I’ve got one more thing to say about that. When U2 had their big comeback record a few years ago and won the Grammy, I was watching the Grammys with a couple of friends. U2 won and Bono went on this speech, and all he kept talking about was, “It’s great to be the greatest rock ‘n’ roll band in the world again.” At a certain point, when your rent is covered forever, beyond covered, when money is not a concern, I think what concerns bands at that point is stuff like that. It’s weird. It’s a whole other thing. Radiohead aren’t as heinous as that. But it gets kind of boring.

You’ve been a longtime critic of the record industry, both the major labels and the indie labels. Does it give you any satisfaction that it’s fallen under such hard times?
No. It really doesn’t. It really doesn’t because who’s profiting is Apple computers and every single high-speed Internet provider in every wealthy country of the world. The new boss is the same as the old boss, except musicians are earning less money.

And that’s a shame.
Yeah, well, as a musician who’s barely clinging on month by month and always has been, for this class of musicians, yeah, it is a shame.

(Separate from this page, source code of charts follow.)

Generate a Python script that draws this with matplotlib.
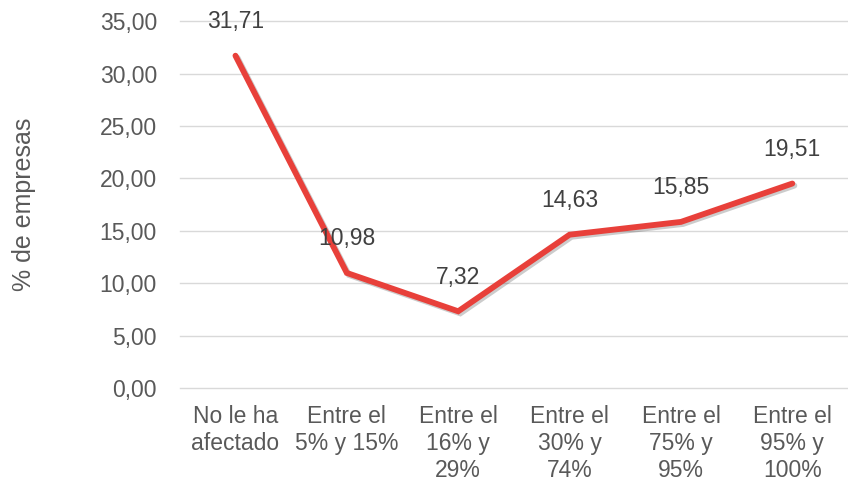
import numpy as np
import matplotlib.pyplot as plt
import matplotlib.patheffects as pe
from matplotlib.ticker import FuncFormatter, MultipleLocator

categorias = ["No le ha\nafectado", "Entre el\n5% y 15%", "Entre el\n16% y\n29%",
              "Entre el\n30% y\n74%", "Entre el\n75% y\n95%", "Entre el\n95% y\n100%"]
valores = [31.71, 10.98, 7.32, 14.63, 15.85, 19.51]

gris = "#595959"
rojo = "#E8403A"

plt.rcParams['font.family'] = ['Liberation Sans', 'DejaVu Sans']

def coma(v, pos=None):
    return f"{v:.2f}".replace(".", ",")

def main():
    fig = plt.figure(figsize=(8.48, 4.82), dpi=100)
    ax = fig.add_axes([0.212, 0.195, 0.788, 0.761])

    x = np.arange(len(valores)) + 0.5
    ax.plot(x, valores, color=rojo, linewidth=4.2, solid_joinstyle='miter',
            solid_capstyle='round',
            path_effects=[pe.SimpleLineShadow(offset=(1.5, -1.5), alpha=0.2),
                          pe.Normal()], zorder=3)

    for xi, v in zip(x, valores):
        ax.annotate(coma(v), (xi, v), xytext=(0, 24.5), textcoords='offset points',
                    ha='center', va='center', fontsize=16.5, color="#404040", zorder=4)

    ax.set_xlim(0, len(valores))
    ax.set_ylim(0, 35)
    ax.yaxis.set_major_locator(MultipleLocator(5))
    ax.yaxis.set_major_formatter(FuncFormatter(coma))
    ax.set_xticks(x)
    ax.set_xticklabels(categorias, linespacing=1.22)

    ax.grid(axis='y', color="#d9d9d9", linewidth=1)
    for line in ax.get_ygridlines():
        line.set_clip_on(False)
    ax.set_axisbelow(True)
    for s in ax.spines.values():
        s.set_visible(False)
    ax.tick_params(axis='both', length=0, labelsize=16.5, labelcolor=gris)
    ax.tick_params(axis='y', pad=16.5)
    ax.tick_params(axis='x', pad=12)

    ax.set_ylabel("% de empresas", fontsize=18, color=gris, labelpad=46)

    fig.savefig("out.png", dpi=100)

if __name__ == "__main__":
    main()
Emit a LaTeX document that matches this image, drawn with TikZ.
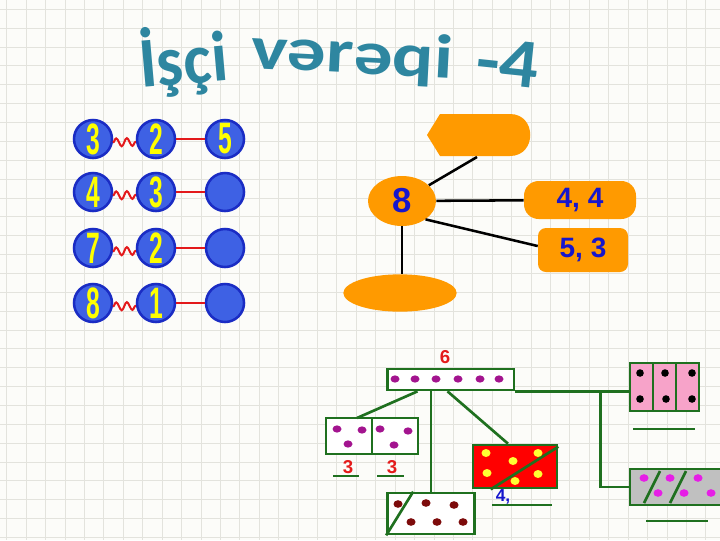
\documentclass[tikz,border=0pt]{standalone}
\usepackage{fontspec}
\usepackage{graphicx}
\usepackage{tikz}
\usetikzlibrary{positioning,calc,shapes.geometric,decorations.pathmorphing}
\newfontfamily\titlefont{Carlito}
\newfontfamily\arialfont{Liberation Sans}
\definecolor{Paper}{HTML}{FCFCF9}
\definecolor{GridLine}{HTML}{E3E3DD}
\definecolor{Title}{HTML}{2E86A0}
\definecolor{Disc}{HTML}{3E61E4}
\definecolor{DiscRim}{HTML}{1A2CC4}
\definecolor{Digit}{HTML}{FFFF00}
\definecolor{Wire}{HTML}{E3191B}
\definecolor{Peel}{HTML}{FF9A00}
\definecolor{Ink}{HTML}{1616CC}
\definecolor{Leaf}{HTML}{1F701F}
\definecolor{Plum}{HTML}{A3148F}
\definecolor{Magenta}{HTML}{E61EE6}
\definecolor{Maroon}{HTML}{7D0B0B}
\definecolor{Rose}{HTML}{F7A3C9}
\definecolor{Stone}{HTML}{C0C0C0}
\definecolor{Scarlet}{HTML}{FF0000}
\definecolor{Lemon}{HTML}{FFFF33}
\definecolor{Alarm}{HTML}{E41B1B}
\newcommand{\discnum}[1]{\scalebox{0.56}[1]{\arialfont\bfseries\fontsize{33}{33}\selectfont #1}}
\tikzset{
  gridline/.style={draw=GridLine,line width=.6pt},
  headline/.style={text=Title,font=\titlefont\bfseries\fontsize{58}{60}\selectfont,inner sep=0pt,anchor=base west},
  disc/.style={circle,draw=DiscRim,fill=Disc,text=Digit,line width=1.9pt,minimum size=28.5pt,inner sep=0pt},
  wire/.style={draw=Wire,line width=1.8pt},
  squiggle/.style={wire,line width=1.5pt,decorate,decoration={snake,amplitude=3pt,segment length=8pt}},
  blob/.style={fill=Peel,text=Ink,font=\arialfont\bfseries\fontsize{21}{21}\selectfont,inner sep=0pt},
  tie/.style={draw=black,line width=1.9pt},
  tray/.style={draw=Leaf,fill=white,line width=2pt,inner sep=0pt},
  stem/.style={draw=Leaf,line width=2pt},
  tag/.style={text=Alarm,font=\arialfont\bfseries\fontsize{14}{14}\selectfont,inner sep=0pt}
}
\begin{document}
\begin{tikzpicture}[x=0.75pt,y=-0.75pt]
  \useasboundingbox (0,0) rectangle (720,540);
  \clip (0,0) rectangle (720,540);
  \fill[Paper] (0,0) rectangle (720,540);
  % squared paper
  \foreach \gx in {0,...,36} \draw[gridline] (6.7+19.42*\gx,0) -- ++(0,540);
  \foreach \gy in {0,...,28} \draw[gridline] (0,9.3+18.86*\gy) -- ++(720,0);

  % title
  \node[headline,rotate=5,xscale=0.86,yscale=0.92] (wordA) at (141,88) {İşçi};
  \node[headline,rotate=-3,yscale=0.8] (wordB) at (250,68) {vərəqi};
  \node[headline,rotate=-6,yscale=0.9] (wordC) at (474,82) {-4};

  % number pairs
  \foreach \y/\a/\b/\c [count=\i] in {139/3/2/5, 192/4/3/{}, 248/7/2/{}, 303/8/1/{}} {
    \node[disc] (left\i) at (93,\y) {\discnum{\a}};
    \node[disc] (mid\i) at (156,\y) {\discnum{\b}};
    \node[disc] (sum\i) at (225,\y) {\discnum{\c}};
    \draw[squiggle] (left\i.-10) -- (mid\i.-172);
    \draw[wire] (mid\i) -- (sum\i);
  }

  % decomposition of 8
  \fill[Peel] (427,135) -- (440,114) -- (510,114) .. controls (537,114) and (537,156) .. (510,156) -- (440,156) -- cycle;
  \coordinate (tip) at (477,157);
  \node[blob,ellipse,minimum width=51pt,minimum height=37.5pt,font=\arialfont\bfseries\fontsize{26}{26}\selectfont] (eight) at (402,201) {8};
  \node[blob,rounded corners=11pt,minimum width=84pt,minimum height=28.5pt] (pairA) at (580,200) {4, 4};
  \node[blob,rounded corners=6pt,minimum width=67.5pt,minimum height=33pt] (pairB) at (583,250) {5, 3};
  \node[blob,ellipse,minimum width=85pt,minimum height=28pt] (base) at (400,293) {};
  \draw[tie] (tip) -- (eight);
  \draw[tie] (eight) -- (pairA);
  \draw[tie] (eight.-38) -- (pairB.175);
  \draw[tie] (eight.south) -- (eight.south |- base.north);

  % six split into parts
  \node[tag] (six) at (445,357) {6};
  \node[tray,minimum width=95pt,minimum height=15.75pt] (whole) at (450.5,379.5) {};
  \foreach \dx in {395,415,436,458,480,499} \fill[Plum] (\dx,379) ellipse [x radius=4.5,y radius=3.6];

  \node[tray,outer sep=0pt,minimum width=34.5pt,minimum height=27pt] (halfA) at (349,436) {};
  \node[tray,outer sep=0pt,minimum width=34.5pt,minimum height=27pt,right=0pt of halfA] (halfB) {};
  \foreach \p in {(337,429),(362,430),(348,444),(380,429),(408,431),(394,445)} \fill[Plum] \p ellipse [x radius=4.5,y radius=3.6];
  \node[tag] (thirdA) at (348,467) {3};
  \node[tag] (thirdB) at (392,467) {3};
  \draw[stem] (333,476) -- (359,476);
  \draw[stem] (377,476) -- (404,476);

  \node[tray,minimum width=65.25pt,minimum height=30.75pt] (rest) at (431,513.5) {};
  \draw[stem] (rest.south west) -- ($(rest.north west)+(27,0)$);
  \foreach \p in {(398,504),(426,503),(454,505),(411,522),(437,522),(463,522)} \fill[Maroon] \p ellipse [x radius=4.5,y radius=3.8];

  \node[tray,fill=Scarlet,minimum width=63pt,minimum height=32.25pt] (redbox) at (515,466.5) {};
  \draw[stem] ($(redbox.south west)+(19,0)$) -- ($(redbox.north east)+(0,3)$);
  \foreach \p in {(486,453),(513,461),(538,453),(487,473),(515,481),(538,474)} \fill[Lemon] \p ellipse [x radius=4.5,y radius=4];
  \node[text=Ink,font=\arialfont\bfseries\fontsize{13}{13}\selectfont,inner sep=0pt] (four) at (503,497) {4,};
  \draw[stem] (492,505) -- (552,505);

  \draw[stem] ($(whole.south)+(-33,0)$) -- ($(halfA.north)+(8,0)$);
  \draw[stem] (rest.north |- whole.south) -- (rest.north);
  \draw[stem] ($(whole.south)+(-3,0)$) -- ($(redbox.north)+(-7,0)$);

  % right hand parts
  \node[tray,fill=Rose,outer sep=0pt,minimum width=17.25pt,minimum height=36pt] (cellA) at (641.5,387) {};
  \node[tray,fill=Rose,outer sep=0pt,minimum width=17.25pt,minimum height=36pt,right=0pt of cellA] (cellB) {};
  \node[tray,fill=Rose,outer sep=0pt,minimum width=17.25pt,minimum height=36pt,right=0pt of cellB] (cellC) {};
  \foreach \p in {(640,373),(640,399),(665,373),(666,399),(692,373),(692,399)} \fill[black] \p circle [radius=3.8];
  \draw[stem] (633,429) -- (695,429);

  \node[tray,fill=Stone,minimum width=71.25pt,minimum height=27pt] (grey) at (677.5,487) {};
  \draw[stem] (644,503) -- (660,471);
  \draw[stem] (670,503) -- (686,471);
  \foreach \p in {(644,478),(658,493),(670,478),(684,493),(698,478),(711,493)} \fill[Magenta] \p ellipse [x radius=4.5,y radius=3.8];
  \draw[stem] (646,521) -- (708,521);

  \coordinate (fork) at ($(whole.south east)+(85,0)$);
  \draw[stem] (whole.south east) -- (cellA.west |- whole.south east);
  \draw[stem] (fork) |- (grey.west);
\end{tikzpicture}
\end{document}
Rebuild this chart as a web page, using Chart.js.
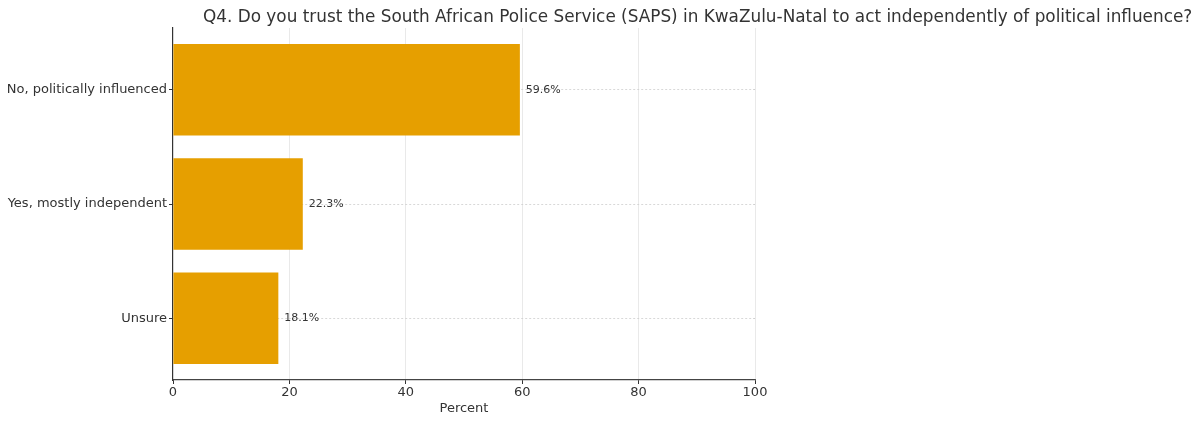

I was a bit surprised when I heard one of your songs on the commercial for the new season of Lost. How did that come about?
We got contacted by them that they were gonna run an ad for two weeks, and they offered us a crazy amount of money. Our first question was, “What song?” In hindsight, there were maybe four songs they could have picked where we would have said yes. They were songs that didn’t have words or were diaphanous enough, you know what I mean? And they picked one of those songs. And there are some people in the band who like that show.

Are you a fan?
I do like that show, yeah. It was that simple.